New Jersey hospital’s loss of tax exemption sends a warning
Many not-for-profit hospitals across the country could lose their tax exemption if the same analysis of for-profit activities is applied to them as a New Jersey Tax Court judge recently used in revoking a Morristown hospital’s property-tax exemption, experts say.
Tax Court Judge Vito Bianco decided last month that because Morristown Medical Center operates in many ways like a for-profit business, it should not be exempt from property taxes. The hospital and its parent, Atlantic Health System, brought the lawsuit against the city of Morristown after the municipality had denied the hospital’s claims for property-tax exemptions for several years.
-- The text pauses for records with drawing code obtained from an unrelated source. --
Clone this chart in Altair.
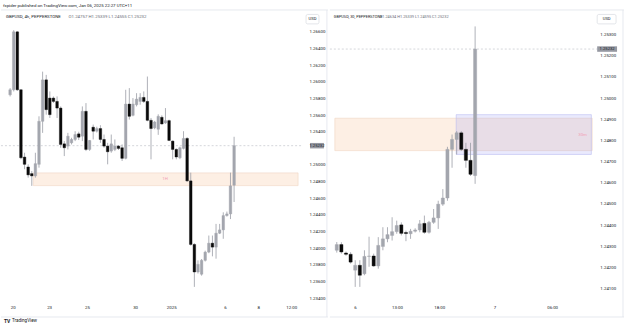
import json
import altair as alt
import pandas as pd

FONT = "Roboto"
TXT = "#131722"
UP = "#a3a6ae"
DOWN = "#0a0a0a"
WICK = "#9a9da5"
FRAME = "#e0e3eb"

published = "fxpider published on TradingView.com, Jan 06, 2025 22:27 UTC+11"
left_symbol = "GBPUSD, 4h, PEPPERSTONE"
left_ohlc = "O1.24757  H1.25339  L1.24555  C1.25232"
right_symbol = "GBPUSD, 30, PEPPERSTONE"
right_ohlc = "O1.24634  H1.25339  L1.24595  C1.25232"
currency = "USD"
footer = "TradingView"
last_price = 1.25232

# ---- Left panel: GBPUSD 4h ----
l_open = [1.25844, 1.25904, 1.26600, 1.25904, 1.25095, 1.24976, 1.24896, 1.24869, 1.25008, 1.25525,
          1.26023, 1.25804, 1.25804, 1.25764, 1.25684, 1.25254, 1.25227, 1.25266, 1.25307, 1.25374,
          1.25346, 1.25645, 1.25187, 1.25454, 1.25406, 1.25438, 1.25307, 1.25227, 1.25167, 1.25187,
          1.25227, 1.25207, 1.25080, 1.25732, 1.25597, 1.25724, 1.25764, 1.25812, 1.25764, 1.25537,
          1.25446, 1.25430, 1.25573, 1.25505, 1.25533, 1.25287, 1.25187, 1.25087, 1.25199, 1.25319,
          1.24809, 1.24045, 1.23714, 1.23687, 1.23854, 1.23953, 1.24060, 1.24013, 1.24180, 1.24220,
          1.24392, 1.24412, 1.24757]
l_high = [1.25924, 1.26620, 1.26610, 1.25910, 1.25147, 1.25008, 1.24928, 1.25147, 1.25585, 1.26122,
          1.26083, 1.25884, 1.25824, 1.25824, 1.25704, 1.25287, 1.25386, 1.25327, 1.25406, 1.25400,
          1.25704, 1.25744, 1.25300, 1.25486, 1.25460, 1.25478, 1.25366, 1.25266, 1.25366, 1.25307,
          1.25240, 1.25247, 1.25904, 1.25924, 1.25804, 1.25863, 1.25863, 1.25884, 1.26063, 1.25565,
          1.25530, 1.25609, 1.25597, 1.25684, 1.25545, 1.25295, 1.25200, 1.25220, 1.25406, 1.25334,
          1.24908, 1.24060, 1.23854, 1.23870, 1.23970, 1.24152, 1.24152, 1.24292, 1.24292, 1.24431,
          1.24440, 1.24908, 1.25339]
l_low = [1.25824, 1.25884, 1.25890, 1.25070, 1.24949, 1.24848, 1.24749, 1.24848, 1.24968, 1.25386,
         1.25605, 1.25565, 1.25745, 1.25565, 1.25207, 1.25107, 1.25187, 1.25247, 1.25287, 1.25300,
         1.25287, 1.25167, 1.25170, 1.25307, 1.25390, 1.25266, 1.25207, 1.25008, 1.25147, 1.25167,
         1.25180, 1.25048, 1.25068, 1.25546, 1.25585, 1.25704, 1.25724, 1.25745, 1.25525, 1.25068,
         1.25430, 1.25362, 1.25486, 1.25495, 1.25287, 1.25068, 1.25068, 1.25070, 1.25187, 1.24797,
         1.24030, 1.23535, 1.23695, 1.23670, 1.23840, 1.23940, 1.23902, 1.23874, 1.24170, 1.24113,
         1.24380, 1.24350, 1.24555]
l_close = [1.25904, 1.26600, 1.25904, 1.25087, 1.25008, 1.24881, 1.24869, 1.25016, 1.25525, 1.26023,
           1.25665, 1.25605, 1.25764, 1.25684, 1.25247, 1.25207, 1.25346, 1.25307, 1.25366, 1.25334,
           1.25645, 1.25187, 1.25295, 1.25406, 1.25438, 1.25307, 1.25227, 1.25159, 1.25254, 1.25227,
           1.25199, 1.25080, 1.25732, 1.25585, 1.25732, 1.25792, 1.25812, 1.25764, 1.25537, 1.25438,
           1.25517, 1.25585, 1.25493, 1.25533, 1.25295, 1.25187, 1.25096, 1.25207, 1.25319, 1.24809,
           1.24045, 1.23714, 1.23806, 1.23854, 1.23953, 1.24060, 1.24013, 1.24180, 1.24220, 1.24392,
           1.24412, 1.24749, 1.25232]

# ---- Right panel: GBPUSD 30m ----
r_open = [1.24281, 1.24308, 1.24268, 1.24262, 1.24187, 1.24210, 1.24170, 1.24252, 1.24254, 1.24207,
          1.24299, 1.24335, 1.24351, 1.24369, 1.24401, 1.24365, 1.24359, 1.24371, 1.24377, 1.24408,
          1.24366, 1.24413, 1.24434, 1.24499, 1.24528, 1.24758, 1.24805, 1.24836, 1.24758, 1.24706,
          1.24634]
r_high = [1.24320, 1.24319, 1.24275, 1.24272, 1.24234, 1.24234, 1.24281, 1.24345, 1.24265, 1.24343,
          1.24390, 1.24390, 1.24437, 1.24421, 1.24413, 1.24374, 1.24382, 1.24385, 1.24424, 1.24445,
          1.24420, 1.24476, 1.24515, 1.24570, 1.24770, 1.24828, 1.24844, 1.24844, 1.24789, 1.24789,
          1.25339]
r_low = [1.24270, 1.24265, 1.24255, 1.24218, 1.24108, 1.24108, 1.24163, 1.24203, 1.24203, 1.24194,
         1.24281, 1.24319, 1.24327, 1.24359, 1.24351, 1.24324, 1.24335, 1.24365, 1.24366, 1.24359,
         1.24360, 1.24406, 1.24382, 1.24491, 1.24515, 1.24671, 1.24734, 1.24750, 1.24671, 1.24632,
         1.24595]
r_close = [1.24308, 1.24273, 1.24262, 1.24225, 1.24210, 1.24163, 1.24252, 1.24254, 1.24207, 1.24304,
           1.24335, 1.24355, 1.24369, 1.24398, 1.24361, 1.24360, 1.24371, 1.24377, 1.24406, 1.24366,
           1.24413, 1.24434, 1.24499, 1.24528, 1.24758, 1.24805, 1.24836, 1.24758, 1.24706, 1.24640,
           1.25232]

# axis ticks
left_tick_pos = [0.72, 10.8, 21.3, 34.6, 44.6, 59.5, 68.7, 77.8]
left_tick_lab = ["20", "23", "25", "30", "2025", "6", "8", "12:00"]
right_tick_pos = [3.94, 13.07, 22.2, 34.2, 46.7]
right_tick_lab = ["6", "13:00", "18:00", "7", "06:00"]
left_price_ticks = [1.234, 1.236, 1.238, 1.240, 1.242, 1.244, 1.246, 1.248, 1.250,
                    1.254, 1.256, 1.258, 1.260, 1.262, 1.264, 1.266]
right_price_ticks = [1.241, 1.242, 1.243, 1.244, 1.245, 1.246, 1.247, 1.248, 1.249,
                     1.250, 1.251, 1.252, 1.253]

# visible ranges (candle index / price)
left_x_range = [-1.144, 79.71]
left_y_range = [1.23352, 1.26851]
right_x_range = [-0.415, 55.39]
right_y_range = [1.24036, 1.25412]

# zones
zone_lo, zone_hi = 1.24752, 1.24905
left_zone_start = 6.4
purple_lo, purple_hi = 1.24734, 1.24922
purple_start, purple_end = 25.9, 55.2
left_zone_label = ("1H", 42.9, 1.24828)
right_zone_label = ("30m", 53.3, 1.24825)

H = 293


def box_path(w, h):
    r = h / w
    return f"M-1,-{r:.3f}L1,-{r:.3f}L1,{r:.3f}L-1,{r:.3f}Z"


def panel(o, h, l, c, W, xdom, ydom, xvals, xlabs, yvals, ypad, yext, body_w,
          zone_start, zone_label, sym, ohlc, head_fs, ohlc_x, usd_x0, usd_x1, box_cx, box_w,
          purple=False, first=False):
    df = pd.DataFrame({"i": list(range(len(o))), "open": o, "high": h, "low": l, "close": c})
    df["dir"] = ["up" if cc >= oo else "down" for oo, cc in zip(o, c)]
    expr = json.dumps(xlabs) + "[indexof(" + json.dumps(xvals) + ", datum.value)]"
    xs = alt.Scale(domain=xdom, nice=False, zero=False)
    ys = alt.Scale(domain=ydom, nice=False, zero=False)
    xax = alt.Axis(values=xvals, labelExpr=expr, title=None, grid=False, domain=False, ticks=False,
                   labelFontSize=4.4, labelFont=FONT, labelColor=TXT, labelPadding=3.5,
                   labelFlush=False, labelOverlap=False, minExtent=12, maxExtent=12)
    yax = alt.Axis(orient="right", values=yvals, format=".5f", title=None, grid=False, domain=False,
                   ticks=False, labelFontSize=4.4, labelFont=FONT, labelColor=TXT, labelPadding=ypad,
                   labelFlush=False, labelOverlap=False, minExtent=yext, maxExtent=yext)

    def X(f):
        return alt.X(f, type="quantitative", scale=xs, axis=xax)

    def Y(f):
        return alt.Y(f, type="quantitative", scale=ys, axis=yax)

    cscale = alt.Scale(domain=["up", "down"], range=[UP, DOWN])
    layers = []
    zdf = pd.DataFrame({"x1": [zone_start], "x2": [xdom[1]], "lo": [zone_lo], "hi": [zone_hi]})
    layers.append(alt.Chart(zdf).mark_rect(fill="#fdefe4", stroke="#f0d5c3", strokeWidth=0.6)
                  .encode(x=X("x1"), x2="x2", y=Y("lo"), y2="hi"))
    if purple:
        pdf = pd.DataFrame({"x1": [purple_start], "x2": [purple_end], "lo": [purple_lo], "hi": [purple_hi]})
        layers.append(alt.Chart(pdf).mark_rect(fill="#9495f4", fillOpacity=0.2, stroke="#b9bbf0",
                                               strokeWidth=0.6)
                      .encode(x=X("x1"), x2="x2", y=Y("lo"), y2="hi"))
    zl = pd.DataFrame({"t": [zone_label[0]], "i": [zone_label[1]], "p": [zone_label[2]]})
    layers.append(alt.Chart(zl).mark_text(fontSize=4.4, font=FONT, color="#f2a0b6", align="center",
                                          baseline="middle")
                  .encode(x=X("i"), y=Y("p"), text="t:N"))
    lp = pd.DataFrame({"p": [last_price], "t": [f"{last_price:.5f}"]})
    layers.append(alt.Chart(lp).mark_rule(color="#b8bbc3", strokeDash=[2, 2], strokeWidth=0.6)
                  .encode(y=Y("p"), x=alt.value(0), x2=alt.value(W)))
    layers.append(alt.Chart(df).mark_rule(color=WICK, strokeWidth=0.8)
                  .encode(x=X("i"), y=Y("low"), y2="high"))
    layers.append(alt.Chart(df).mark_bar(size=body_w, strokeWidth=0.4)
                  .encode(x=X("i"), y=Y("open"), y2="close",
                          color=alt.Color("dir:N", scale=cscale, legend=None),
                          stroke=alt.Stroke("dir:N", scale=cscale, legend=None)))
    # last price label on price scale
    layers.append(alt.Chart(lp).mark_point(shape=box_path(box_w, 5.5), filled=True, size=box_w ** 2,
                                           color="#9598a1", opacity=1, strokeWidth=0)
                  .encode(y=Y("p"), x=alt.value(W + box_cx)))
    layers.append(alt.Chart(lp).mark_text(fontSize=4.2, font=FONT, color=TXT, align="center",
                                          baseline="middle")
                  .encode(y=Y("p"), x=alt.value(W + box_cx), text="t:N"))
    # header
    layers.append(alt.Chart(pd.DataFrame({"t": [sym]})).mark_text(
        fontSize=head_fs, font=FONT, color=TXT, align="left", baseline="middle")
        .encode(text="t:N", x=alt.value(5 if first else 4), y=alt.value(6)))
    layers.append(alt.Chart(pd.DataFrame({"t": [ohlc]})).mark_text(
        fontSize=head_fs, font=FONT, color="#6a6d78", align="left", baseline="middle")
        .encode(text="t:N", x=alt.value(ohlc_x), y=alt.value(6)))
    # currency box
    cur = pd.DataFrame({"t": [currency]})
    layers.append(alt.Chart(cur).mark_rect(fill="white", stroke="#d1d4dc", strokeWidth=0.6, cornerRadius=1.5)
                  .encode(x=alt.value(W + usd_x0), x2=alt.value(W + usd_x1), y=alt.value(3.5),
                          y2=alt.value(13)))
    layers.append(alt.Chart(cur).mark_text(fontSize=4.2, font=FONT, color=TXT, align="center",
                                           baseline="middle")
                  .encode(text="t:N", x=alt.value(W + (usd_x0 + usd_x1) / 2), y=alt.value(8.3)))
    # frame
    fr = pd.DataFrame({"t": ["f"]})
    layers.append(alt.Chart(fr).mark_rule(color=FRAME, strokeWidth=0.8)
                  .encode(x=alt.value(0), x2=alt.value(W + yext), y=alt.value(-1)))
    layers.append(alt.Chart(fr).mark_rule(color=FRAME, strokeWidth=0.8)
                  .encode(x=alt.value(0), x2=alt.value(W + yext), y=alt.value(H + 15)))
    layers.append(alt.Chart(fr).mark_rule(color=FRAME, strokeWidth=0.8)
                  .encode(x=alt.value(W + yext - 1), y=alt.value(-1), y2=alt.value(H + 15)))
    if first:
        layers.append(alt.Chart(pd.DataFrame({"t": [published]})).mark_text(
            fontSize=4.4, font=FONT, color=TXT, align="left", baseline="middle")
            .encode(text="t:N", x=alt.value(2), y=alt.value(-5)))
        layers.append(alt.Chart(pd.DataFrame({"t": ["TV"]})).mark_text(
            fontSize=5, font=FONT, fontWeight="bold", color=TXT, align="left", baseline="middle")
            .encode(text="t:N", x=alt.value(3), y=alt.value(H + 19.5)))
        layers.append(alt.Chart(pd.DataFrame({"t": [footer]})).mark_text(
            fontSize=4.6, font=FONT, color=TXT, align="left", baseline="middle")
            .encode(text="t:N", x=alt.value(11), y=alt.value(H + 19.5)))
    return alt.layer(*layers).properties(width=W, height=H)


left = panel(l_open, l_high, l_low, l_close, 304, left_x_range, left_y_range,
             left_tick_pos, left_tick_lab, left_price_ticks, 6, 25, 2.6,
             left_zone_start, left_zone_label, left_symbol, left_ohlc, 4.4, 68, 3, 16, 14, 14,
             purple=False, first=True)
right = panel(r_open, r_high, r_low, r_close, 269, right_x_range, right_y_range,
              right_tick_pos, right_tick_lab, right_price_ticks, 2.7, 27, 3.2,
              right_x_range[0], right_zone_label, right_symbol, right_ohlc, 3.9, 50, 0, 19, 10, 20,
              purple=True, first=False)

chart = (alt.hconcat(left, right, spacing=0)
         .properties(padding={"left": 0, "top": 2, "right": 0, "bottom": 0}, background="white")
         .configure_view(stroke=None))

chart.save("out.html", embed_options={"renderer": "svg", "actions": False})
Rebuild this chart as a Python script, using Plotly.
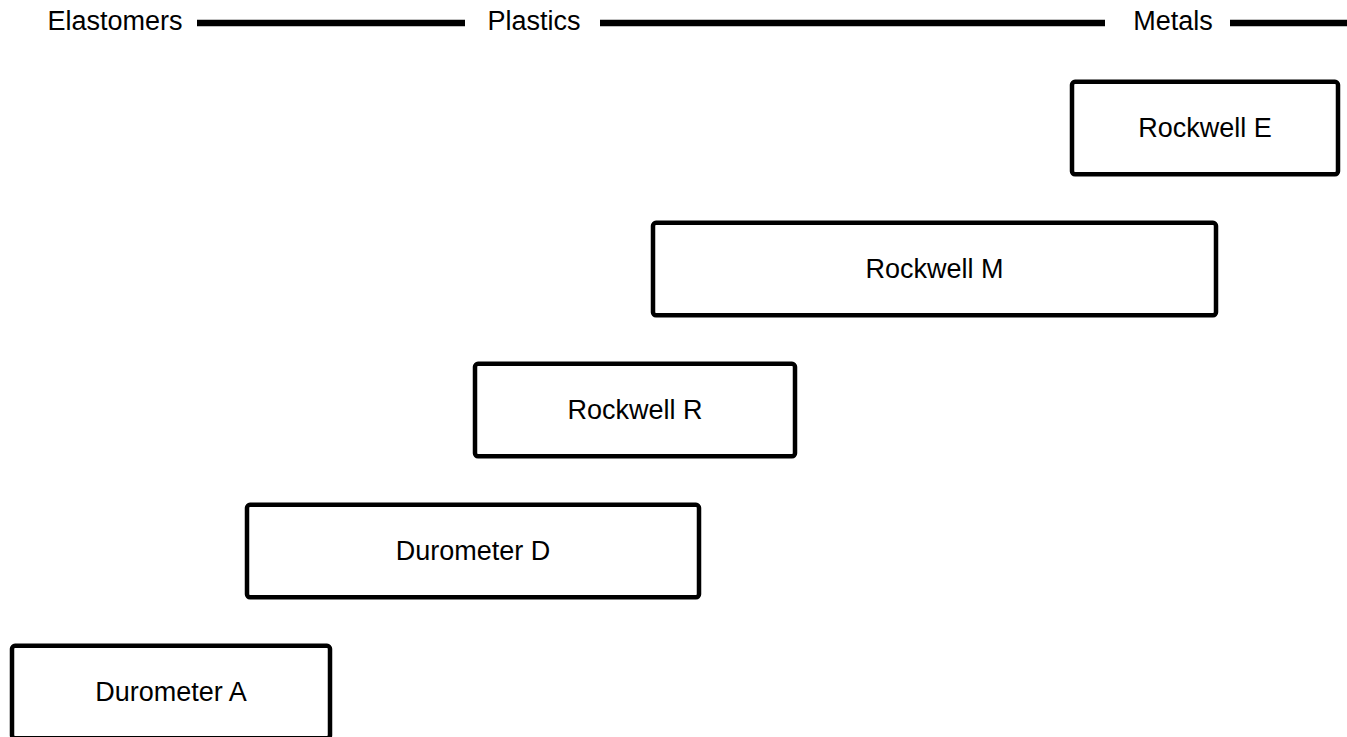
import plotly.graph_objects as go

# hardness scales, with the span each one covers on a common relative axis
scales = ["Durometer A", "Durometer D", "Rockwell R", "Rockwell M", "Rockwell E"]
scale_start = [12, 247, 475, 653, 1072]
scale_end = [330, 699, 795, 1216, 1338]

# material classes along the top of the chart
classes = ["Elastomers", "Plastics", "Metals"]
class_label_x = [115, 534, 1173]
band_start = [197, 600, 1230]
band_end = [465, 1105, 1347]

row = list(range(len(scales)))
header_row = 4.745
font = "Liberation Sans, Arial, Helvetica, sans-serif"

fig = go.Figure()

# boxes for each scale
fig.add_trace(go.Bar(
    orientation="h",
    y=row,
    base=scale_start,
    x=[e - s for s, e in zip(scale_start, scale_end)],
    width=0.655,
    marker=dict(color="white", line=dict(color="black", width=4.5), cornerradius=3),
    text=scales,
    textposition="inside",
    insidetextanchor="middle",
    textangle=0,
    textfont=dict(family=font, size=27, color="black"),
    cliponaxis=False,
    hoverinfo="text",
))

# thick bands between the class labels
for s, e in zip(band_start, band_end):
    fig.add_trace(go.Scatter(
        x=[s, e], y=[header_row, header_row],
        mode="lines",
        line=dict(color="black", width=6.5),
        cliponaxis=False,
        hoverinfo="skip",
    ))

fig.add_trace(go.Scatter(
    x=class_label_x,
    y=[header_row] * len(classes),
    mode="text",
    text=classes,
    textposition="middle center",
    textfont=dict(family=font, size=27, color="black"),
    cliponaxis=False,
    hoverinfo="skip",
))

fig.update_layout(
    width=1347,
    height=737,
    margin=dict(l=0, r=0, t=0, b=0),
    paper_bgcolor="white",
    plot_bgcolor="white",
    showlegend=False,
    xaxis=dict(range=[0, 1347], visible=False, fixedrange=True),
    yaxis=dict(range=[-0.319, 4.908], visible=False, fixedrange=True),
)

# drop the default page margin so the figure sits flush with the window
fig.write_html(
    "out.html",
    config={"displayModeBar": False},
    post_script="document.body.style.margin='0';document.body.style.overflow='hidden';",
)
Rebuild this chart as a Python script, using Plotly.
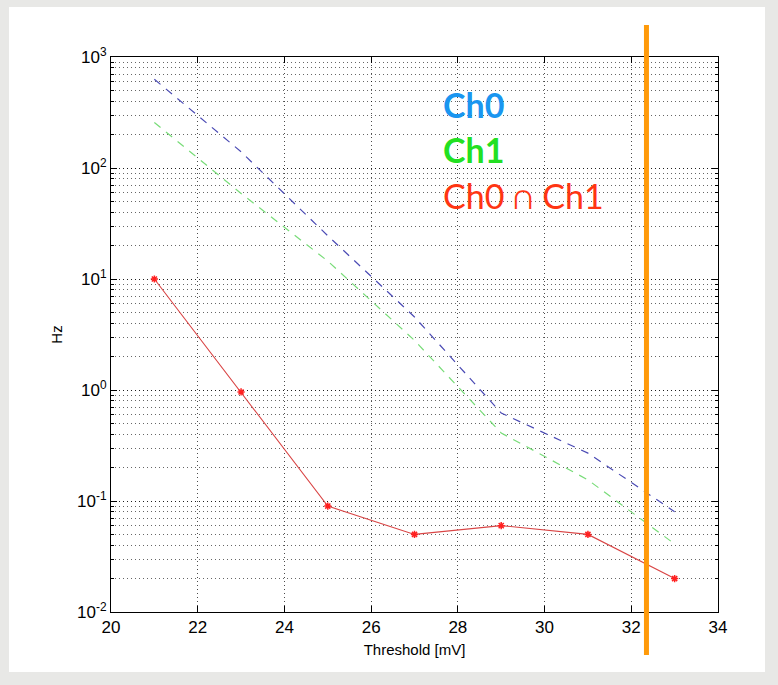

The ruling comes at a time when the tax-exempt status of not-for-profit hospitals faces increased scrutiny amid concerns that some are acting more like for-profit entities, especially when it comes to limited community benefit activities and aggressive debt collection. Though the judge’s ruling affected only the Morristown hospital, experts say it could have implications for hospitals elsewhere.
“The facts they have here are not unique at all to Morristown,” said Michael Meissner, a tax partner at Squire Patton Boggs. “If this standard were applied across the board or across the country, you would have a lot of hospitals that would have some serious concerns.”
The judge in the Morristown case suggested as much. “If it is true that all nonprofit hospitals operate like the Hospital in this case, as was the testimony here, then for purposes of the property-tax exemption, modern nonprofit hospitals are essentially legal fictions,” Bianco wrote.
The judge noted that the hospital has relationships with for-profit subsidiaries and owns a number of forprofit physician practices. The court was “unable to discern between nonprofit activities carried out by the Hospital on the Subject Property, and the for-profit activities carried out by private physicians,” he wrote. “By entan- gling and co-mingling its activities with for-profit entities, the Hospital allowed its property to be used for forbidden for-profit activities.”
In addition, the hospital paid its executives unreasonably high salaries, including $5 million to its CEO in 2005, the judge said.
In a joint statement, Atlantic Health and the municipality of Morristown said the judge last week granted a request by the parties for more time to settle the matter.
Hospitals in Illinois, Ohio and Pennsylvania also have faced tax challenges.
Jim Flynn, who heads the healthcare practice group at Bricker & Eckler, said more challenges to hospitals’ property tax-exempt status are likely as state and local governments hunt for increased property revenue to ease budget crunches. “It’s not the first one of these, and it’s not going to be the last,” he said. “This decision is obviously a bad sign for the way that trend is flowing.”
Many of the practices cited by the judge, such as transactions between Morristown Medical Center and forprofit physicians, are relatively com- mon to not-for-profit hospitals, he said.
The hospital’s executive compensation also is not particularly unique, Meissner said. “Certainly, they are not the only hospital system in the country where the CEO is making multiple millions of dollars to run the hospital system,” he said.
Not-for-profit hospitals in the U.S. received a collective $24.6 billion tax break in 2011, about twice as much as a decade earlier, according to a recent study in Health Affairs. That includes federal and state taxes and the ability to raise money through tax-exempt donations and municipal bonds.
It can be difficult for hospitals to meet the goals of the reformed U.S. healthcare system, including improving care while lowering costs, without entering into many of the types of business arrangements criticized by the judge in the Morristown case, said Don Stuart, a partner at Waller Lansden Dortch & Davis who also leads the American Health Lawyers Association’s tax and finance practice group. “Hospitals are being pushed out there to become creative and collaborate and do more with what they have,” Stuart said.
The Morristown case was somewhat unusual, Stuart said, in that the court focused on the hospital’s operations and structure rather than the benefit it provides to the community. The case may prompt hospitals to work with state lawmakers to more clearly define what they must do to preserve their tax exemption, Stuart added.
For example, Illinois passed a law that requires not-for-profit hospitals to provide certain services whose value is equal to the amount of tax savings they receive from their property tax exemption. Stuart said New Jersey hospitals may push for similar clarity.
Bianco said in his opinion the issue of how to handle hospitals’ tax exemptions is more appropriate for the Legislature than the courts. “If the propertytax exemption for modern nonprofit hospitals is to exist at all in New Jersey going forward, then it is a function of the Legislature and not the courts to promulgate what the terms and conditions will be,” he wrote.
“The facts they have here are not unique at all to Morristown. If this standard were applied across the board or across the country, you would have a lot of hospitals that would have some serious concerns.”